When it comes to the renegade nation of North Korea, all options are on the Table. It appears that now there is a new plan being put on the table if not a new option. One by one, all the non-violent strategies have been used or discarded in attempting to deal with the rogue government and now President Trump is considering a wider range of options to deal with them, including all out military confrontation.
That was the message sent by Mr. Trump’s national security adviser, H.R. McMaster on Wednesday. “The threat is much more immediate now and so it’s clear that we can’t repeat the same failed approach of the past”. McMaster’s message was delivered at a security conference with Homeland Security Chief John Kelly. The National Security adviser said it would be insanity to continue to do the same thing the U.S. has done for years and expect a different result.

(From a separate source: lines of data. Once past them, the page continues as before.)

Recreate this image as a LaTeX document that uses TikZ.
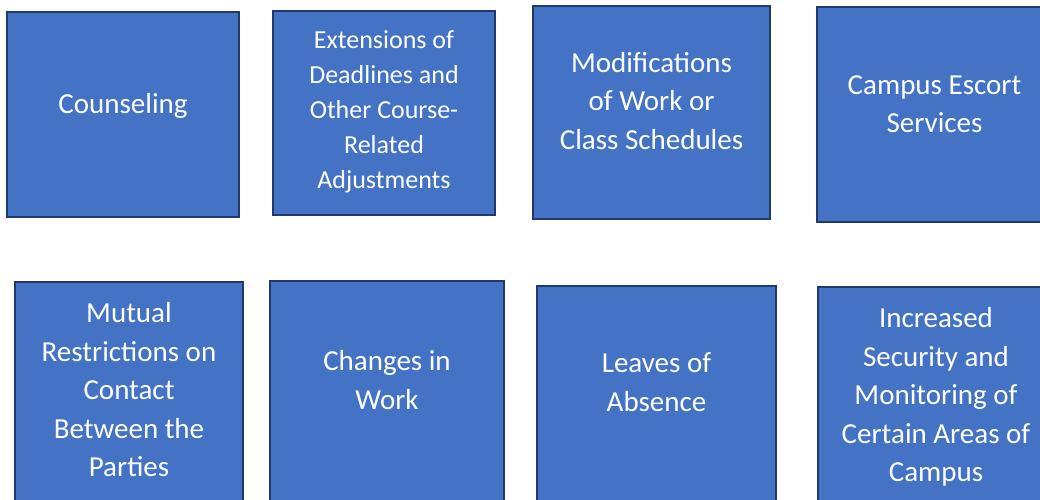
\documentclass[tikz,border=0pt]{standalone}
\usepackage{fontspec}
\setmainfont{Carlito}
\usepackage{xcolor}
\definecolor{box-blue}{RGB}{68,114,196}
\definecolor{box-edge}{RGB}{34,58,104}
\tikzstyle{optbox}=[draw=box-edge, line width=2pt, fill=box-blue, inner sep=0pt]
\tikzstyle{optlabel}=[text=white, align=center, inner sep=0pt, font=\fontsize{29}{38.5}\selectfont]
\tikzstyle{smalllabel}=[optlabel, font=\fontsize{26}{35}\selectfont]

\begin{document}
\begin{tikzpicture}[x=1pt, y=-1pt]
	\useasboundingbox (0,0) rectangle (1040,499);
	\clip (0,0) rectangle (1040,499);
	% top row
	\node[optbox, minimum width=232pt, minimum height=205pt] (couns) at (123,114.5) {};
	\node[optbox, minimum width=222pt, minimum height=204pt] (exten) at (384,113) {};
	\node[optbox, minimum width=237pt, minimum height=213pt] (modif) at (651.5,112.5) {};
	\node[optbox, minimum width=235pt, minimum height=215pt] (escort) at (934.5,114.5) {};
	% bottom row (cut off at the lower edge)
	\node[optbox, minimum width=228pt, minimum height=230pt] (mutual) at (129,397) {};
	\node[optbox, minimum width=234pt, minimum height=230pt] (chwork) at (387,396) {};
	\node[optbox, minimum width=239pt, minimum height=226pt] (leaves) at (656.5,399) {};
	\node[optbox, minimum width=236pt, minimum height=226pt] (secur) at (936,400) {};
	% texts
	\node[optlabel] (couns-t) at (123,106) {Counseling};
	\node[smalllabel] (exten-t) at (384,112) {Extensions of\\Deadlines and\\Other Course-\\Related\\Adjustments};
	\node[optlabel] (modif-t) at (651.5,101) {Modifications\\of Work or\\Class Schedules};
	\node[optlabel] (escort-t) at (934.5,104) {Campus Escort\\Services};
	\node[optlabel] (mutual-t) at (129,390) {Mutual\\Restrictions on\\Contact\\Between the\\Parties};
	\node[optlabel] (chwork-t) at (387,380) {Changes in\\Work};
	\node[optlabel] (leaves-t) at (656.5,382) {Leaves of\\Absence};
	\node[optlabel] (secur-t) at (936,397) {Increased\\Security and\\Monitoring of\\Certain Areas of\\Campus};
\end{tikzpicture}
\end{document}
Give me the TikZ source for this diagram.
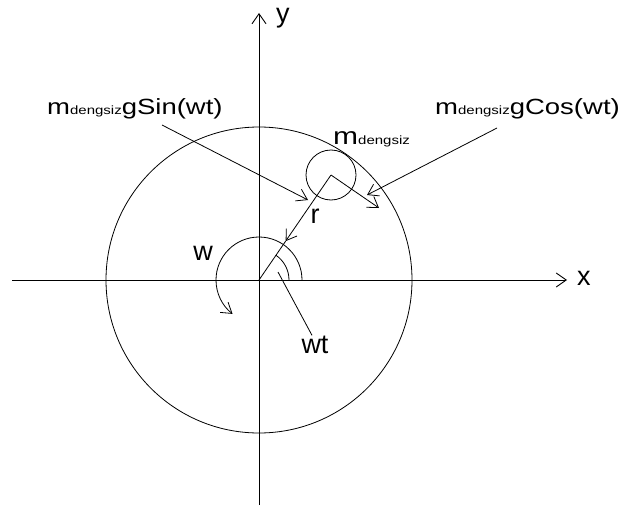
\documentclass[tikz,border=0pt]{standalone}
\usepackage{fontspec}
\setmainfont{Liberation Sans}
\newfontfamily\eqfont[FakeStretch=1.25]{Liberation Sans}
\usetikzlibrary{arrows.meta, calc}

\begin{document}
\begin{tikzpicture}[
  x=1pt, y=-1pt,
  axis/.style={line width=0.9pt, -{Straight Barb[length=10pt, width=14pt]}},
  thin/.style={line width=0.8pt},
  ptr/.style={line width=0.8pt, -{Straight Barb[length=10pt, width=13pt]}},
  ax/.style={font=\fontsize{27}{30}\selectfont, inner sep=0pt, anchor=base},
  eq/.style={font=\eqfont\fontsize{22}{24}\selectfont, inner sep=0pt, anchor=base west}
]
  \useasboundingbox (0,0) rectangle (624,511);

  % ── Axes ───────────────────────────────────────────────────────
  \coordinate (O)  at (259,280);
  \coordinate (xL) at (12,280);
  \coordinate (xR) at (567,280);
  \coordinate (yB) at (259,505);
  \coordinate (yT) at (259,13);
  \draw[axis] (xL) -- (xR);
  \draw[axis] (yB) -- (yT);
  \node[ax, anchor=base west] (xlbl) at (577,285) {x};
  \node[ax, anchor=base west] (ylbl) at (276,23) {y};

  % ── Circles ────────────────────────────────────────────────────
  \coordinate (M) at (331,175);
  \coordinate (T) at (379,208);
  \coordinate (R) at ($(M)!0.63!(O)$);
  \draw[thin] (O) circle[radius=153];
  \draw[thin] (M) circle[radius=25];

  % ── Vectors ────────────────────────────────────────────────────
  \draw[ptr]  (M) -- (R);
  \draw[thin] (R) -- (O);
  \draw[ptr]  (M) -- (T);
  \node[ax] (rlbl) at (315,223) {r};

  % ── Angles ─────────────────────────────────────────────────────
  \draw[ptr]  ($(O)+(43,0)$) arc[start angle=0, end angle=-232, radius=43];
  \draw[thin] ($(O)+(30,0)$) arc[start angle=0, end angle=-56, radius=30];
  \node[ax] (wlbl)  at (203,260) {w};
  \node[ax] (wtlbl) at (315,353) {wt};
  \coordinate (wtP) at (278,272);
  \draw[thin] (wtP) -- ($(wtlbl.north)+(-3,0)$);

  % ── Forces ─────────────────────────────────────────────────────
  \node[eq] (mlbl) at (333,144)
    {{\fontsize{24}{24}\selectfont m}{\fontsize{12}{12}\selectfont dengsiz}};
  \node[eq] (sinlbl) at (47,114)
    {m{\fontsize{12}{12}\selectfont dengsiz}gSin(wt)};
  \node[eq] (coslbl) at (435,114)
    {m{\fontsize{12}{12}\selectfont dengsiz}gCos(wt)};

  \coordinate (sinS) at (162,125);
  \coordinate (sinE) at (308,200);
  \coordinate (cosS) at (497,128);
  \coordinate (cosE) at (367,195);
  \draw[ptr] (sinS) -- (sinE);
  \draw[ptr] (cosS) -- (cosE);

\end{tikzpicture}
\end{document}
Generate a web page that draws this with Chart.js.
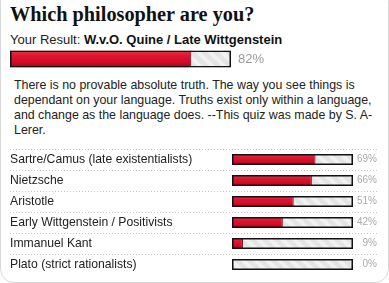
<!DOCTYPE html>
<html>
<head>
<meta charset="utf-8">
<script src="https://cdn.jsdelivr.net/npm/chart.js@4"></script>
<style>
  body { margin: 0; background: #fff; font-family: "Liberation Sans", Arial, sans-serif; }
  #box { position: absolute; left: 0; top: -12px; width: 387px; height: 293px; border: 1px solid #d8d8d8; border-radius: 14px; }
  #title { position: absolute; left: 10px; top: 3px; font: bold 20.3px "Liberation Serif", Georgia, serif; color: #111; }
  #result { position: absolute; left: 10px; top: 32px; font-size: 13px; color: #222; }
  #result b { color: #111; }
  #desc { position: absolute; left: 14px; top: 78px; font-size: 12.4px; line-height: 15px; color: #222; }
  #top { position: absolute; left: 0; top: 46px; }
  #rows { position: absolute; left: 0; top: 149px; }
</style>
</head>
<body>
<div id="box"></div>
<div id="title">Which philosopher are you?</div>
<div id="result">Your Result: <b>W.v.O. Quine / Late Wittgenstein</b></div>
<div id="desc">There is no provable absolute truth. The way you see things is<br>dependant on your language. Truths exist only within a language,<br>and change as the language does. --This quiz was made by S. A-<br>Lerer.</div>
<canvas id="top" width="389" height="26"></canvas>
<canvas id="rows" width="389" height="126"></canvas>
<script>
const topResult = ['W.v.O. Quine / Late Wittgenstein'];
const topScore = [82];
const categories = ['Sartre/Camus (late existentialists)', 'Nietzsche', 'Aristotle', 'Early Wittgenstein / Positivists', 'Immanuel Kant', 'Plato (strict rationalists)'];
const scores = [69, 66, 51, 42, 9, 0];

function stripes(ctx) {
  const c = document.createElement('canvas');
  c.width = 12; c.height = 12;
  const g = c.getContext('2d');
  g.fillStyle = '#e4e4e4';
  g.fillRect(0, 0, 12, 12);
  g.strokeStyle = '#f1f1f1';
  g.lineWidth = 4;
  g.beginPath();
  g.moveTo(-6, -6); g.lineTo(18, 18);
  g.moveTo(-6, 6); g.lineTo(6, 18);
  g.moveTo(6, -6); g.lineTo(18, 6);
  g.stroke();
  return ctx.createPattern(c, 'repeat');
}

function redBar(ctx, rowH, barH) {
  const c = document.createElement('canvas');
  c.width = 1; c.height = rowH;
  const g = c.getContext('2d');
  const t = (rowH - barH) / 2;
  const gr = g.createLinearGradient(0, t, 0, t + barH);
  gr.addColorStop(0, '#e23a52');
  gr.addColorStop(0.3, '#e0162f');
  gr.addColorStop(0.7, '#d00c26');
  gr.addColorStop(1, '#a8001a');
  g.fillStyle = gr;
  g.fillRect(0, t, 1, barH);
  return ctx.createPattern(c, 'repeat');
}

const pctLabels = {
  id: 'pctLabels',
  afterDatasetsDraw(chart, args, opts) {
    const ctx = chart.ctx;
    const meta = chart.getDatasetMeta(0);
    ctx.save();
    ctx.font = opts.font;
    ctx.fillStyle = opts.color;
    ctx.textAlign = opts.align;
    ctx.textBaseline = 'middle';
    meta.data.forEach((el, i) => {
      ctx.fillText(chart.data.datasets[0].data[i] + '%', opts.x, el.y);
    });
    ctx.restore();
  }
};

const dotLines = {
  id: 'dotLines',
  beforeDraw(chart, args, opts) {
    if (!opts.on) return;
    const ctx = chart.ctx;
    const ys = chart.scales.y;
    ctx.save();
    ctx.strokeStyle = '#c8c8c8';
    ctx.setLineDash([1, 2]);
    ctx.lineWidth = 1;
    for (let i = 0; i < chart.data.labels.length; i++) {
      const y = Math.round(ys.getPixelForValue(i) - 10.5) + 0.5;
      ctx.beginPath();
      ctx.moveTo(10, y); ctx.lineTo(378, y);
      ctx.stroke();
    }
    ctx.restore();
  }
};

function makeChart(id, labels, data, rowH, barH, leftW, rightPad, showTicks, pct) {
  const ctx = document.getElementById(id).getContext('2d');
  return new Chart(ctx, {
    type: 'bar',
    data: {
      labels: labels,
      datasets: [
        { data: data, backgroundColor: redBar(ctx, rowH, barH), borderColor: '#7a0012', borderWidth: { right: 1 }, borderSkipped: false, order: 1 },
        { data: labels.map(() => 100), backgroundColor: stripes(ctx), borderWidth: 0, order: 2 },
        { data: labels.map(() => 100), backgroundColor: 'rgba(0,0,0,0)', borderColor: '#111', borderWidth: 1.5, borderSkipped: false, order: 0 }
      ]
    },
    options: {
      indexAxis: 'y',
      responsive: false,
      animation: false,
      events: [],
      datasets: { bar: { grouped: false, categoryPercentage: 1, barPercentage: barH / rowH } },
      layout: { padding: { left: 10, right: rightPad, top: 0, bottom: 0 } },
      scales: {
        x: { display: false, min: 0, max: 100 },
        y: {
          display: showTicks,
          grid: { display: false },
          border: { display: false },
          ticks: { crossAlign: 'far', padding: 0, color: '#222', font: { family: '"Liberation Sans", Arial, sans-serif', size: 12.2 } },
          afterFit(scale) { scale.width = leftW; scale.paddingTop = 0; scale.paddingBottom = 0; }
        }
      },
      plugins: {
        legend: { display: false },
        tooltip: { enabled: false },
        pctLabels: pct,
        dotLines: { on: showTicks }
      }
    },
    plugins: [pctLabels, dotLines]
  });
}

makeChart('top', topResult, topScore, 26, 17, 0, 158, false,
  { x: 238, align: 'left', color: '#999', font: '13px "Liberation Sans", Arial, sans-serif' });
makeChart('rows', categories, scores, 21, 11, 222, 36, true,
  { x: 377, align: 'right', color: '#aaa', font: '10px "Liberation Sans", Arial, sans-serif' });
</script>
</body>
</html>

His remarks came just ahead of Mr. Trump’s Thursday meeting with South Korea’s new President, Moon Jae-in. President Moon has publicly vowed to stand firmly with Trump against North Korea, but in the past, Moon has advocated for an Obama style, softer gentler approach toward the communist regime. Moon said in comments prior to Mr. Trump’s visit, “Together we will achieve the dismantlement of North Korea’s nuclear program, peace on the Korean Peninsula and eventually peace in Northeast Asia.”
Talks between Moon and Trump are slated to begin with dinner tonight then continue with formal discussions on Friday. The talks are destined to be somewhat tense between the two men, as China is urging Mr. Trump into direct negotiations with the North. But it is doubtful that President Trump will consider that option due to North Korea’s record on keeping promises made in negotiations. Plus Mr. Trump has grown frustrated with Beijing over what he sees as less than total commitment in applying economic pressure on the North.
Meanwhile, the North shows no desire to restart talks on abandoning its outlawed nuclear weapons program. Moon told The Washington Post that Kim Jong Un is “unreasonable” and “very dangerous” and that outside pressure was necessary. However, Moon also said sanctions would not end the current situation, that “under the right conditions,” dialog would also be necessary.
Another area of contention between Trump and Moon is the deployment of the THAAD Missile system. Moon, who opposed the system before he became president, has ordered an environmental review before allowing additional deployment of launchers for the THAAD system. South Korean officials say they are not placating China or reversing the decision to deploy the system, something which risks angering Washington.
Since the release and death of Otto Warmbler the U.S. has stepped up shows of military force near the Korean Peninsula. Warmbler, a university student, had spent 17 months in detention for stealing a propaganda poster. The North still holds three other Americans and six South Koreans.